So when you cohabitate with a man and have his child, marriage is useless right?
Yes, I have low self esteem issues thanks to a bad history of being bullied in school, I'm psychologically damaged when it comes to taking the next step in a relationship. You can't help falling in love and the first time I was blinded and very young, popped out a child, never married. The relationship was on and off for 13 years then I had to be the one with the willpower to finally end it. Then 2 years later met a new man, became friends for a year, then developed chemistry and fell in love. He was the one who asked me if I wanted more children(if I wanted children with him). I was extremely happy and said yes.
Before that though, in the beginning of the relationship he told me he didn't want to get married again. Been married twice. One was a high school sweetheart, married cause she was pregnant and she later cheated on him with his best friend. The second wife died of cancer. I was never married. Fast forward, our son is now 14mths old, and our relationship is still going strong and our son is very healthy and happy baby. My boyfriend did change his mind about what he said in the beginning about marriage and wanted to marry me but we never took the time to go down to the courthouse.
I'm not the type that would be pushy. After all I've been a single mom for almost 10 years(I still count now because legally it's true and plus I raise my other son who lives with us, I'm a single mom to him).

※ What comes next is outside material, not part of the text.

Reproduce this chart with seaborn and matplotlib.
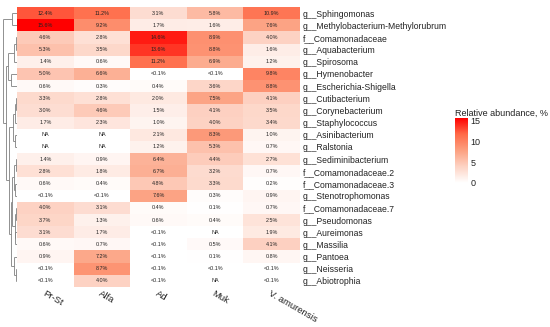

Some of you will get the wrong idea that he's stalling. No. We're just really focused on our growing baby and we work really hard at our jobs and are exhausted a lot. We only have one day off together as a family since we work opposite shifts and difficult schedules.
My point is since we already live together, have a family...there's no point in getting married right? I'm the type that is fine with settling. And I don't care about never being a Mrs______ or the last name differences. Our son has his dad's last name. My family is disappointed that I settled but my life doesn't effect theirs. I know no one cares, but I just had to get this out.